Bei einer Wahlbeteiligung von 20% sind das keine 7200 Wähler, weil die Kinder ja nicht wählen dürfen. Aus meiner Zeit im MSB/DKP sag ich mal, dass es recht einfach ist ca 3000-5000 Stimmen einfach nur durch Klinkenputzen zu bekommen, und Nichtwähler zu überreden zur Wahl zu gehen. Gerade aufm Dorf, selbst als Marxist!
Also nicht jammern, sondern jetzt schon mit Wahlkampfvorbereitungen anfangen, z.b. in Arbeitslosenselbsthilfeinitiativen, Sportvereinen, und was es sonst so aufm Dorf gibt. Ok, Baden-Würtenberg ist nicht Bremen oder Ostfriesland – hier wuerde bei einer Wahlbeteilung von 20% es ausreichen jeden zweiten Arbeitslosen zum Wählen zu überreden um über 50% zu kommen. Und Du bist nicht ich, d.h. Du hast evtl ein anderes Klientel.

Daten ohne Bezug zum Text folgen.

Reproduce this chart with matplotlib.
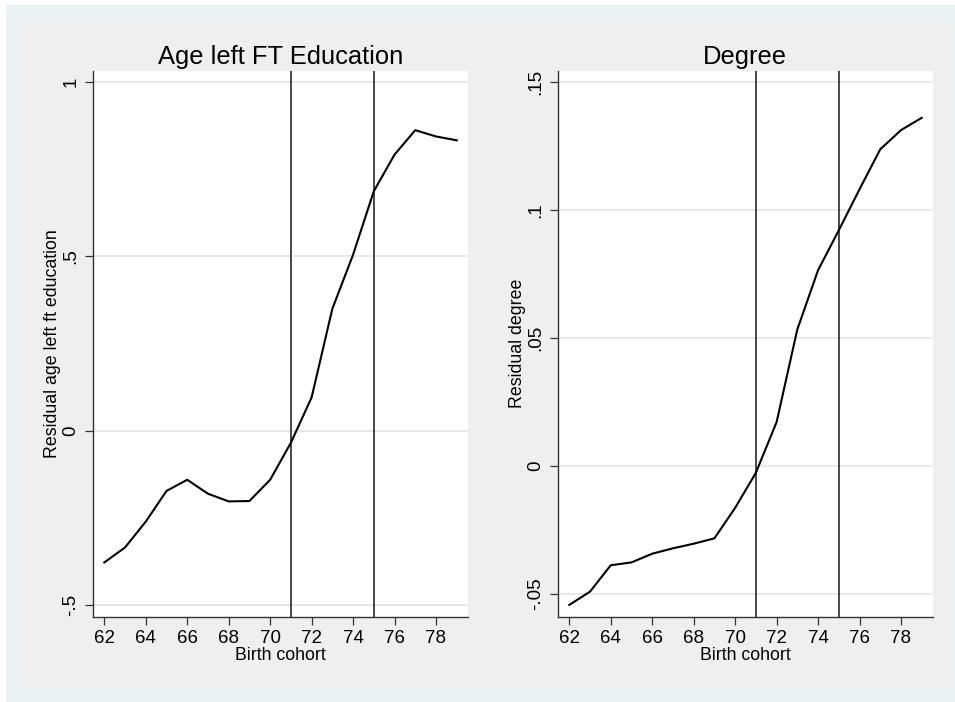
import matplotlib
matplotlib.use("Agg")
import matplotlib.pyplot as plt
from matplotlib.patches import Rectangle

# data
cohort = [62, 63, 64, 65, 66, 67, 68, 69, 70, 71, 72, 73, 74, 75, 76, 77, 78, 79]
resid_age_left = [-0.378, -0.335, -0.261, -0.173, -0.141, -0.181, -0.203, -0.202, -0.141,
                  -0.035, 0.095, 0.349, 0.504, 0.686, 0.791, 0.861, 0.843, 0.832]
resid_degree = [-0.0543, -0.0491, -0.0388, -0.0377, -0.0343, -0.0322, -0.0304, -0.0283, -0.0164,
                -0.0027, 0.0171, 0.0533, 0.0764, 0.0920, 0.1080, 0.1236, 0.1311, 0.1359]
reform_years = [71, 75]
xticks = [62, 64, 66, 68, 70, 72, 74, 76, 78]
age_yticks = [-0.5, 0, 0.5, 1]
age_yticklabels = ["-.5", "0", ".5", "1"]
deg_yticks = [-0.05, 0, 0.05, 0.1, 0.15]
deg_yticklabels = ["-.05", "0", ".05", ".1", ".15"]

plt.rcParams['font.family'] = ['Liberation Sans', 'DejaVu Sans']

W, H = 955, 702
fig = plt.figure(figsize=(W / 100, H / 100), dpi=100)
fig.patch.set_facecolor('white')

# stata-like backgrounds
fig.patches.append(Rectangle((6 / W, 0), 1, (H - 5) / H, transform=fig.transFigure,
                             facecolor='#EAF2F3', edgecolor='none', zorder=-2))
fig.patches.append(Rectangle((22 / W, 15 / H), (950 - 22) / W, (687 - 22) / H,
                             transform=fig.transFigure, facecolor='#EFEFEF',
                             edgecolor='none', zorder=-1))


def panel(rect, y, title, ylabel, ylim, yticks, yticklabels):
    ax = fig.add_axes(rect)
    ax.set_facecolor('white')
    for yy in yticks:
        ax.axhline(yy, color='#E6E6E6', lw=1.3, zorder=0)
    for xr in reform_years:
        ax.axvline(xr, color='#3a3a3a', lw=1.3, zorder=2)
    ax.plot(cohort, y, color='black', lw=1.5, zorder=3)
    ax.set_xlim(61.44, 79.53)
    ax.set_ylim(*ylim)
    ax.set_xticks(xticks)
    ax.set_yticks(yticks)
    ax.set_yticklabels(yticklabels, rotation=90, va='center')
    ax.tick_params(direction='out', length=5.5, width=0.9, color='#333333',
                   labelsize=13.5, pad=4)
    for s in ['top', 'right']:
        ax.spines[s].set_visible(False)
    for s in ['left', 'bottom']:
        ax.spines[s].set_color('#333333')
        ax.spines[s].set_linewidth(1.0)
    ax.set_title(title, fontsize=18.4, pad=5)
    ax.set_xlabel("Birth cohort", fontsize=12.8, labelpad=0)
    ax.set_ylabel(ylabel, fontsize=12.8, labelpad=1)
    return ax


ax1 = panel([92.7 / W, 85.3 / H, 375 / W, 546 / H], resid_age_left,
            "Age left FT Education", "Residual age left ft education",
            (-0.5335, 1.0315), age_yticks, age_yticklabels)
ax2 = panel([557.7 / W, 85.3 / H, 375 / W, 546 / H], resid_degree,
            "Degree", "Residual degree",
            (-0.0589, 0.1543), deg_yticks, deg_yticklabels)

fig.savefig("out.png", dpi=100, facecolor=fig.get_facecolor())
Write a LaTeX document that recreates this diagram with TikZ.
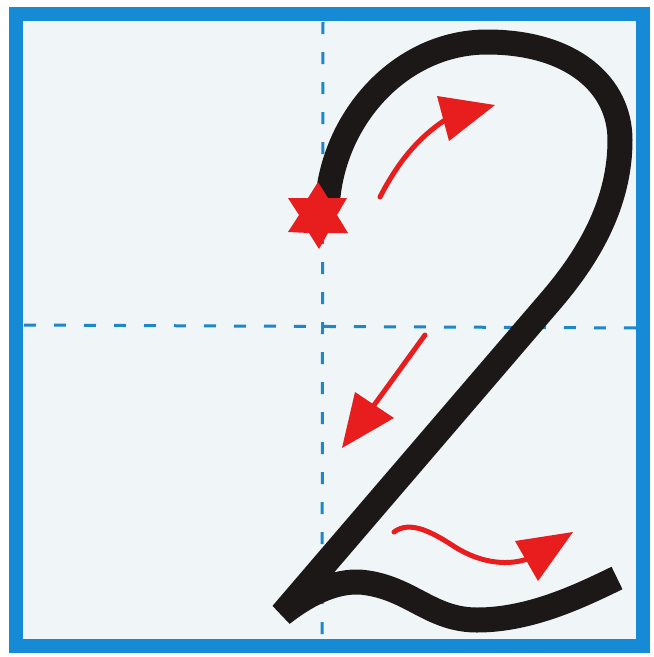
\documentclass[tikz,border=0pt]{standalone}
\definecolor{framecol}{RGB}{22,138,212}
\definecolor{guidecol}{RGB}{30,135,200}
\definecolor{digitcol}{RGB}{28,24,24}
\definecolor{redcol}{RGB}{232,30,30}
\definecolor{papercol}{RGB}{240,245,248}
\begin{document}
\begin{tikzpicture}[x=1pt,y=-1pt,
  guide/.style={draw=guidecol,line width=3pt,dash pattern=on 12pt off 18pt},
  digit/.style={draw=digitcol,line width=25pt,line join=bevel},
  redshaft/.style={draw=redcol,line width=5pt,line cap=round},
  redfill/.style={fill=redcol}]
\useasboundingbox (0,0) rectangle (654,657);
\fill[white] (0,0) rectangle (654,657);
\fill[papercol] (16,14) rectangle (643,646);
% guide lines
\coordinate (vt) at (323,22);
\coordinate (vb) at (322,639);
\coordinate (hl) at (24,325);
\coordinate (hr) at (637,328);
\draw[guide] (vt) -- (vb);
\draw[guide] (hl) -- (hr);
% frame
\draw[draw=framecol,line width=14pt] (16,14) rectangle (643,646);
% the digit 2
\draw[digit] (327,210) .. controls (330,120) and (400,42) .. (487,42)
  .. controls (572,42) and (620,85) .. (620,140)
  .. controls (620,200) and (592,252) .. (553,298)
  -- (282,614)
  .. controls (310,592) and (340,578) .. (368,583)
  .. controls (412,590) and (432,620) .. (477,620)
  .. controls (530,620) and (580,596) .. (617,578);
% star
\fill[redcol]
  (318,182) -- (328,198) -- (347,198) -- (337,215) -- (348,233) -- (328,233)
  -- (319,249) -- (309,233) -- (288,232) -- (299,215) -- (288,198) -- (308,198) -- cycle;
% arrow 1
\draw[redshaft] (380,197) .. controls (398,162) and (418,138) .. (445,120);
\fill[redfill] (495,105) -- (437,96) -- (449,141) -- cycle;
% arrow 2
\draw[redshaft] (425,335) -- (372,408);
\fill[redfill] (342,448) -- (355,392) -- (394,418) -- cycle;
% arrow 3
\draw[redshaft] (394,532) .. controls (410,520) and (432,532) .. (455,547)
  .. controls (482,564) and (510,566) .. (530,558);
\fill[redfill] (573,532) -- (515,541) -- (538,581) -- cycle;
\end{tikzpicture}
\end{document}
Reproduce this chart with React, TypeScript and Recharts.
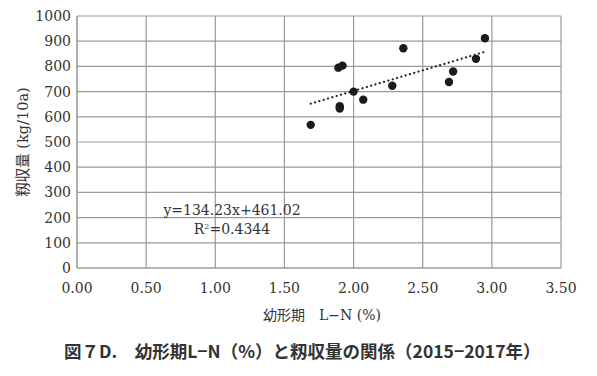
import { CartesianGrid, Customized, ReferenceLine, Scatter, ScatterChart, XAxis, YAxis } from "recharts";

const lnPercent = [1.69, 1.9, 1.9, 1.89, 1.92, 2.0, 2.07, 2.28, 2.36, 2.69, 2.72, 2.885, 2.95];
const yieldKg = [568, 642, 633, 795, 803, 700, 668, 723, 872, 738, 780, 830, 912];

const xTicks = [0, 0.5, 1, 1.5, 2, 2.5, 3, 3.5];
const yTicks = [0, 100, 200, 300, 400, 500, 600, 700, 800, 900, 1000];

const trendStart = { x: 1.69, y: 652 };
const trendEnd = { x: 2.95, y: 858 };
const equation = "y=134.23x+461.02";
const rSquared = "0.4344";
const yTitle = "籾収量 (kg/10a)";
const xTitle = "幼形期　L−N (%)";

const points = lnPercent.map((x, i) => ({ x, y: yieldKg[i] }));

const SERIF = "DejaVu Serif, Noto Sans CJK JP, serif";
const GRID = "#9a9a9a";
const INK = "#333";

function Annotation() {
  return (
    <g fontFamily={SERIF} fill={INK} textAnchor="middle">
      <text x={232} y={215} fontSize={14}>{equation}</text>
      <text x={232} y={234} fontSize={14}>
        R<tspan dy={-5} fontSize={8}>2</tspan>
        <tspan dy={5}>={rSquared}</tspan>
      </text>
      <text x={0} y={0} fontSize={14.5} transform="translate(28 142) rotate(-90)">{yTitle}</text>
      <text x={322} y={320} fontSize={14}>{xTitle}</text>
    </g>
  );
}

const renderXTick = (p: any) => (
  <text
    key={`x-${p.index}`}
    x={p.x}
    y={p.y}
    dy="0.71em"
    textAnchor="middle"
    fill={INK}
    style={{ fontFamily: SERIF, fontSize: 14 }}
  >
    {Number(p.payload.value).toFixed(2)}
  </text>
);

const renderYTick = (p: any) => (
  <text
    key={`y-${p.index}`}
    x={p.x}
    y={p.y}
    dy="0.36em"
    textAnchor="end"
    fill={INK}
    style={{ fontFamily: SERIF, fontSize: 14 }}
  >
    {p.payload.value}
  </text>
);

export default function App() {
  return (
    <div style={{ position: "absolute", left: 0, top: 0, width: 597, height: 376, background: "#fff" }}>
      <ScatterChart width={597} height={376} margin={{ top: 16, right: 36, bottom: 78, left: 17 }}>
        <CartesianGrid stroke={GRID} strokeWidth={1.2} />
        <XAxis
          type="number"
          dataKey="x"
          domain={[0, 3.5]}
          ticks={xTicks}
          height={30}
          stroke={GRID}
          tickLine={false}
          tickSize={6}
          tickMargin={9}
          tick={renderXTick}
        />
        <YAxis
          type="number"
          dataKey="y"
          domain={[0, 1000]}
          ticks={yTicks}
          width={60}
          stroke={GRID}
          tickLine={false}
          tickSize={4}
          tickMargin={2}
          tick={renderYTick}
        />
        <ReferenceLine
          segment={[trendStart, trendEnd]}
          stroke="#222"
          strokeWidth={2.2}
          strokeDasharray="0.1 4.4"
          strokeLinecap="round"
        />
        <Scatter data={points} fill="#1a1a1a" isAnimationActive={false} shape={(p: any) => <circle cx={p.cx} cy={p.cy} r={4.2} fill="#1a1a1a" />} />
        <Customized component={Annotation} />
      </ScatterChart>
      <div
        style={{
          position: "absolute",
          left: 64,
          top: 338,
          fontFamily: "'Noto Sans CJK JP', sans-serif",
          fontWeight: 700,
          fontSize: 17.5,
          color: INK,
          whiteSpace: "nowrap",
        }}
      >
        図７D.　幼形期L−N（%）と籾収量の関係（2015−2017年）
      </div>
    </div>
  );
}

Aber so ein kleines Dorf sollte zu knacken sein.
ciao,Michael
Ich muss mich hier Michael K. anschließen: Wenn sich keiner der ca. 30.000 erwachsenen Bürger des Dorfes aufrafft, als Gegenkandidat anzutreten, dann ist das Ergebnis natürlich so, wie es ist. Die Hürden, als Kandidat für eine solche Gemeindewahl registriert zu werden, sind ja nicht so wahnsinnig hoch.